O que pretendeu Brás Garcia de Mascarenhas realizar nos vinte cantos do Viriato Trágico? Apenas a ressurreição, mais ou menos exacta, das lutas do herói serrano — serrano como o próprio autor do poema — contra os generais de Roma? Esse é, de facto, o seu assunto. Mas o motivo inspirador da obra, temos de ir procurá-lo no horror que Brás Garcia de Mascarenhas sempre sentiu e manifestou perante a escravidão a que estava reduzido Portugal, sofrendo sob o brutal jugo de Castela.

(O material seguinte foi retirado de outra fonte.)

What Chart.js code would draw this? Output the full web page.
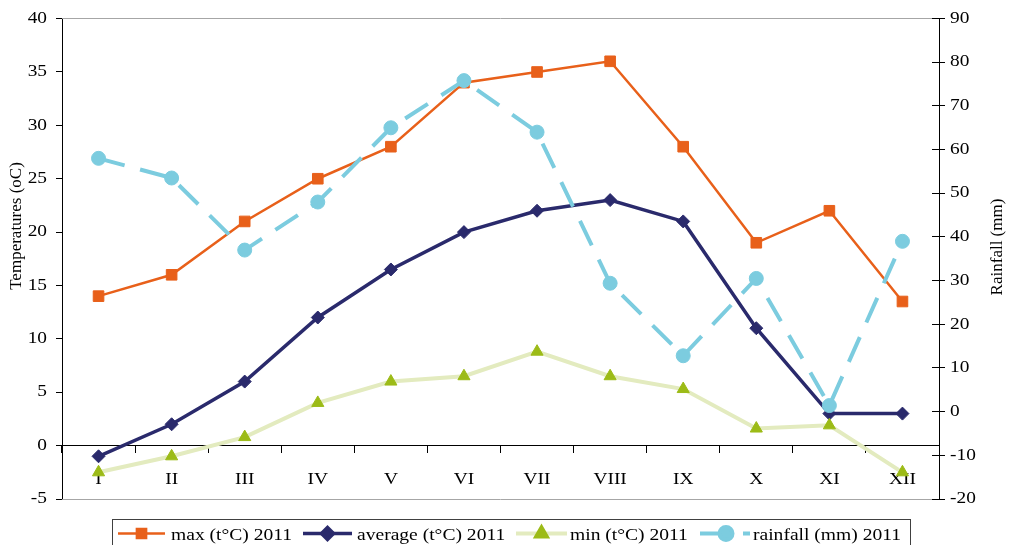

Brás Garcia de Mascarenhas foi buscar um tema antigo — outros o fizeram e farão — para exteriorizar mais livremente a dor, o nojo e a indignada repulsa que, ao ver o seu País dominado por outrem, lhe angustiara a alma e o espírito desde a primeira juventude.

 

Ele que não pudera viver em Espanha porque a Espanha nos oprimia, quis e pôde evocar, com veemência e sinceridade, a cólera, o arrojo, a bravura inflexível de Viriato e das suas hostes, ameaçados e perseguidos pela força e pela ambição romanas.

 

O pastor da Serra da Estrela respirara o mesmo hálito beirão que mais tarde bafejaria à nascença o futuro cantor das suas glórias. Irmãos, ambos, irmãos através dos séculos, pela forte, comum e desinteressada devoção ao berço natal. O poema de Brás Garcia de Mascarenhas dá legitimamente ensejo a muitas críticas e censuras? Quem o nega? Mas censuras e críticas de carácter só literário, não de natureza cívica. Nesse aspecto, possui grandeza incontestável. E, tal como o poeta imaginou um epitáfio vibrante para o seu herói, também nós nos atrevemos a lembrar que, na lápide em que a sua memória fosse alguma vez honrada e consagrada, estas palavras de justiça e de saudade se poderiam inscrever:

 

Brás Garcia de Mascarenhas, patriota insigne, tanto na sua heróica existência, como na sua poesia, soube sempre afirmar com altivez e sinceridade o seu devotado e profundo amor a Portugal.